## Exercise
Quote every line of the data below as it stands, omitting pictures.

## Data excerpt
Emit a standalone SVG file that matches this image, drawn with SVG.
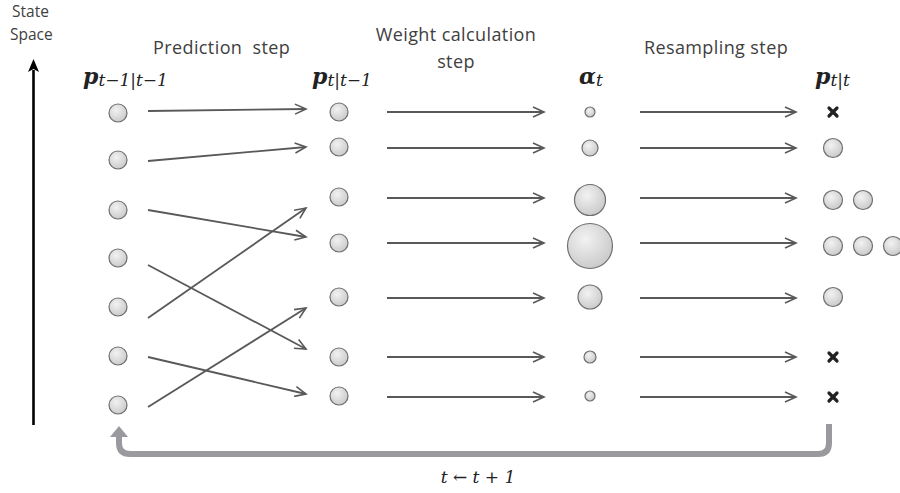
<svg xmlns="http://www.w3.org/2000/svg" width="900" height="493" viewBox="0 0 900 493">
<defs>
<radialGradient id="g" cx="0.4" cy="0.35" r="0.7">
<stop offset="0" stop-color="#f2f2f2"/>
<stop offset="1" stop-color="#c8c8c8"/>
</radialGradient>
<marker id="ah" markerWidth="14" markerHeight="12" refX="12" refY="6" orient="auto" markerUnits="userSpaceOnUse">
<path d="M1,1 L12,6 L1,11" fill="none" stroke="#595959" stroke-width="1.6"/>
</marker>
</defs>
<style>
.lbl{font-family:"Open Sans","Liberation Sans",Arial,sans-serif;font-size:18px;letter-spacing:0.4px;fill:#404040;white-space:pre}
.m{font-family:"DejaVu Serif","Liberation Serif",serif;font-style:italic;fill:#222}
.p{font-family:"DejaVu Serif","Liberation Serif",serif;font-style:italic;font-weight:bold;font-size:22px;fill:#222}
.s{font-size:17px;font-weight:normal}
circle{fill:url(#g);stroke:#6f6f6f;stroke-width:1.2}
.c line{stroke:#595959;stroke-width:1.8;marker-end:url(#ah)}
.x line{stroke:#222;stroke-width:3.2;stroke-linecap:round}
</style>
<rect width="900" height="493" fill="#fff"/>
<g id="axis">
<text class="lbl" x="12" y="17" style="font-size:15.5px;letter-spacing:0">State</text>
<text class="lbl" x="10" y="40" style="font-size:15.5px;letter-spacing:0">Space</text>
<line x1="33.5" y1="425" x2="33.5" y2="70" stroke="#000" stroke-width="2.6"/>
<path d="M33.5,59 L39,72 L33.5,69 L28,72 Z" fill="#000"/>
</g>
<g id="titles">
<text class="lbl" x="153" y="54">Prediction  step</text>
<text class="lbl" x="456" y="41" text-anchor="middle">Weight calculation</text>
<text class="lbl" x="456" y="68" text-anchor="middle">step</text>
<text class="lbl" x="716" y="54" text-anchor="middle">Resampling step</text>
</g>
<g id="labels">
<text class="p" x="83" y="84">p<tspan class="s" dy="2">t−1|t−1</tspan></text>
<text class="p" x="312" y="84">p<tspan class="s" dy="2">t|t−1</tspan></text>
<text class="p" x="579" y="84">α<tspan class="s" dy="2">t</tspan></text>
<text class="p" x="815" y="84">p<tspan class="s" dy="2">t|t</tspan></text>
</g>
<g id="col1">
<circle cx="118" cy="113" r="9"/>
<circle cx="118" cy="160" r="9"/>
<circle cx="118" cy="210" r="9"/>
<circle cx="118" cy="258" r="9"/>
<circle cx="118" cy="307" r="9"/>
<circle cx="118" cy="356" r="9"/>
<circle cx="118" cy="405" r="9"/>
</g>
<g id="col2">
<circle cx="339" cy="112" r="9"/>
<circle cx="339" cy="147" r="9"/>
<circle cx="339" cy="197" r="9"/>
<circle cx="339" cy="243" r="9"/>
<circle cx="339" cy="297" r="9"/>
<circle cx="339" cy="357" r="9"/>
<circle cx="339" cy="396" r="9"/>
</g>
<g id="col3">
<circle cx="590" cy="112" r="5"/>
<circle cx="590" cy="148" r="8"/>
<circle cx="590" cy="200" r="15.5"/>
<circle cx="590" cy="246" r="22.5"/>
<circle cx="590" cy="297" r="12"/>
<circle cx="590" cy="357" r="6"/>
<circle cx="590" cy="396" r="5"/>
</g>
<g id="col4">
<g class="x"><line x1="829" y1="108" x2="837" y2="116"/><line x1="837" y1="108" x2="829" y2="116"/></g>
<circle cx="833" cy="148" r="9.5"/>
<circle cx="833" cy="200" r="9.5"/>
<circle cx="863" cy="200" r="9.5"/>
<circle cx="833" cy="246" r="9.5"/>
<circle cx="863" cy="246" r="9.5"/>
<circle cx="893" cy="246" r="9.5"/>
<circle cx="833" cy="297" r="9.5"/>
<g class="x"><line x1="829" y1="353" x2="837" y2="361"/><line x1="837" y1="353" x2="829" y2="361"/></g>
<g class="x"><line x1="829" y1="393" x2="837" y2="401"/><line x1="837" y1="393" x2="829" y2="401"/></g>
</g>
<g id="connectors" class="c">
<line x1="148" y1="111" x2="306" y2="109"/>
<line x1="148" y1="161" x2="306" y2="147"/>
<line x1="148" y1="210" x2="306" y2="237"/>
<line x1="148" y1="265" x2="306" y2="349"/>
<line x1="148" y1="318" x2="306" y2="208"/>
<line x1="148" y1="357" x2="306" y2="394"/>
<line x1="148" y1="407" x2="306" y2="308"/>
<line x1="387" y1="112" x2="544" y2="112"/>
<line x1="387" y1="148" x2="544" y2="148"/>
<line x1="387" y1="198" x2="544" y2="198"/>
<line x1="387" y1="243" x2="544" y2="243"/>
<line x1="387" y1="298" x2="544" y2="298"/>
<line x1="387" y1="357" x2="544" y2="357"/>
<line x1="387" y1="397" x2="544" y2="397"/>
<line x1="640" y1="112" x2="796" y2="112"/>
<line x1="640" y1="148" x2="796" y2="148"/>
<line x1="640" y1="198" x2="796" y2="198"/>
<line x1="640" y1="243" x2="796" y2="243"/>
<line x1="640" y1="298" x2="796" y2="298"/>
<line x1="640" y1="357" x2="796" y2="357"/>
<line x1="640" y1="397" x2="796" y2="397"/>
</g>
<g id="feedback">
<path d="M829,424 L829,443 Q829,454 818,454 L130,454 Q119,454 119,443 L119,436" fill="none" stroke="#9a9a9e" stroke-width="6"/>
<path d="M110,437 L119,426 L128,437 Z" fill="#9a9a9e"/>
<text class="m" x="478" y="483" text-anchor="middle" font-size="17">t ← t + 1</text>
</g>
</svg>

## Written solution
Emit a standalone SVG file that matches this image, drawn with SVG.
<svg xmlns="http://www.w3.org/2000/svg" width="900" height="493" viewBox="0 0 900 493">
<defs>
<radialGradient id="g" cx="0.4" cy="0.35" r="0.7">
<stop offset="0" stop-color="#f2f2f2"/>
<stop offset="1" stop-color="#c8c8c8"/>
</radialGradient>
<marker id="ah" markerWidth="14" markerHeight="12" refX="12" refY="6" orient="auto" markerUnits="userSpaceOnUse">
<path d="M1,1 L12,6 L1,11" fill="none" stroke="#595959" stroke-width="1.6"/>
</marker>
</defs>
<style>
.lbl{font-family:"Open Sans","Liberation Sans",Arial,sans-serif;font-size:18px;letter-spacing:0.4px;fill:#404040;white-space:pre}
.m{font-family:"DejaVu Serif","Liberation Serif",serif;font-style:italic;fill:#222}
.p{font-family:"DejaVu Serif","Liberation Serif",serif;font-style:italic;font-weight:bold;font-size:22px;fill:#222}
.s{font-size:17px;font-weight:normal}
circle{fill:url(#g);stroke:#6f6f6f;stroke-width:1.2}
.c line{stroke:#595959;stroke-width:1.8;marker-end:url(#ah)}
.x line{stroke:#222;stroke-width:3.2;stroke-linecap:round}
</style>
<rect width="900" height="493" fill="#fff"/>
<g id="axis">
<text class="lbl" x="12" y="17" style="font-size:15.5px;letter-spacing:0">State</text>
<text class="lbl" x="10" y="40" style="font-size:15.5px;letter-spacing:0">Space</text>
<line x1="33.5" y1="425" x2="33.5" y2="70" stroke="#000" stroke-width="2.6"/>
<path d="M33.5,59 L39,72 L33.5,69 L28,72 Z" fill="#000"/>
</g>
<g id="titles">
<text class="lbl" x="153" y="54">Prediction  step</text>
<text class="lbl" x="456" y="41" text-anchor="middle">Weight calculation</text>
<text class="lbl" x="456" y="68" text-anchor="middle">step</text>
<text class="lbl" x="716" y="54" text-anchor="middle">Resampling step</text>
</g>
<g id="labels">
<text class="p" x="83" y="84">p<tspan class="s" dy="2">t−1|t−1</tspan></text>
<text class="p" x="312" y="84">p<tspan class="s" dy="2">t|t−1</tspan></text>
<text class="p" x="579" y="84">α<tspan class="s" dy="2">t</tspan></text>
<text class="p" x="815" y="84">p<tspan class="s" dy="2">t|t</tspan></text>
</g>
<g id="col1">
<circle cx="118" cy="113" r="9"/>
<circle cx="118" cy="160" r="9"/>
<circle cx="118" cy="210" r="9"/>
<circle cx="118" cy="258" r="9"/>
<circle cx="118" cy="307" r="9"/>
<circle cx="118" cy="356" r="9"/>
<circle cx="118" cy="405" r="9"/>
</g>
<g id="col2">
<circle cx="339" cy="112" r="9"/>
<circle cx="339" cy="147" r="9"/>
<circle cx="339" cy="197" r="9"/>
<circle cx="339" cy="243" r="9"/>
<circle cx="339" cy="297" r="9"/>
<circle cx="339" cy="357" r="9"/>
<circle cx="339" cy="396" r="9"/>
</g>
<g id="col3">
<circle cx="590" cy="112" r="5"/>
<circle cx="590" cy="148" r="8"/>
<circle cx="590" cy="200" r="15.5"/>
<circle cx="590" cy="246" r="22.5"/>
<circle cx="590" cy="297" r="12"/>
<circle cx="590" cy="357" r="6"/>
<circle cx="590" cy="396" r="5"/>
</g>
<g id="col4">
<g class="x"><line x1="829" y1="108" x2="837" y2="116"/><line x1="837" y1="108" x2="829" y2="116"/></g>
<circle cx="833" cy="148" r="9.5"/>
<circle cx="833" cy="200" r="9.5"/>
<circle cx="863" cy="200" r="9.5"/>
<circle cx="833" cy="246" r="9.5"/>
<circle cx="863" cy="246" r="9.5"/>
<circle cx="893" cy="246" r="9.5"/>
<circle cx="833" cy="297" r="9.5"/>
<g class="x"><line x1="829" y1="353" x2="837" y2="361"/><line x1="837" y1="353" x2="829" y2="361"/></g>
<g class="x"><line x1="829" y1="393" x2="837" y2="401"/><line x1="837" y1="393" x2="829" y2="401"/></g>
</g>
<g id="connectors" class="c">
<line x1="148" y1="111" x2="306" y2="109"/>
<line x1="148" y1="161" x2="306" y2="147"/>
<line x1="148" y1="210" x2="306" y2="237"/>
<line x1="148" y1="265" x2="306" y2="349"/>
<line x1="148" y1="318" x2="306" y2="208"/>
<line x1="148" y1="357" x2="306" y2="394"/>
<line x1="148" y1="407" x2="306" y2="308"/>
<line x1="387" y1="112" x2="544" y2="112"/>
<line x1="387" y1="148" x2="544" y2="148"/>
<line x1="387" y1="198" x2="544" y2="198"/>
<line x1="387" y1="243" x2="544" y2="243"/>
<line x1="387" y1="298" x2="544" y2="298"/>
<line x1="387" y1="357" x2="544" y2="357"/>
<line x1="387" y1="397" x2="544" y2="397"/>
<line x1="640" y1="112" x2="796" y2="112"/>
<line x1="640" y1="148" x2="796" y2="148"/>
<line x1="640" y1="198" x2="796" y2="198"/>
<line x1="640" y1="243" x2="796" y2="243"/>
<line x1="640" y1="298" x2="796" y2="298"/>
<line x1="640" y1="357" x2="796" y2="357"/>
<line x1="640" y1="397" x2="796" y2="397"/>
</g>
<g id="feedback">
<path d="M829,424 L829,443 Q829,454 818,454 L130,454 Q119,454 119,443 L119,436" fill="none" stroke="#9a9a9e" stroke-width="6"/>
<path d="M110,437 L119,426 L128,437 Z" fill="#9a9a9e"/>
<text class="m" x="478" y="483" text-anchor="middle" font-size="17">t ← t + 1</text>
</g>
</svg>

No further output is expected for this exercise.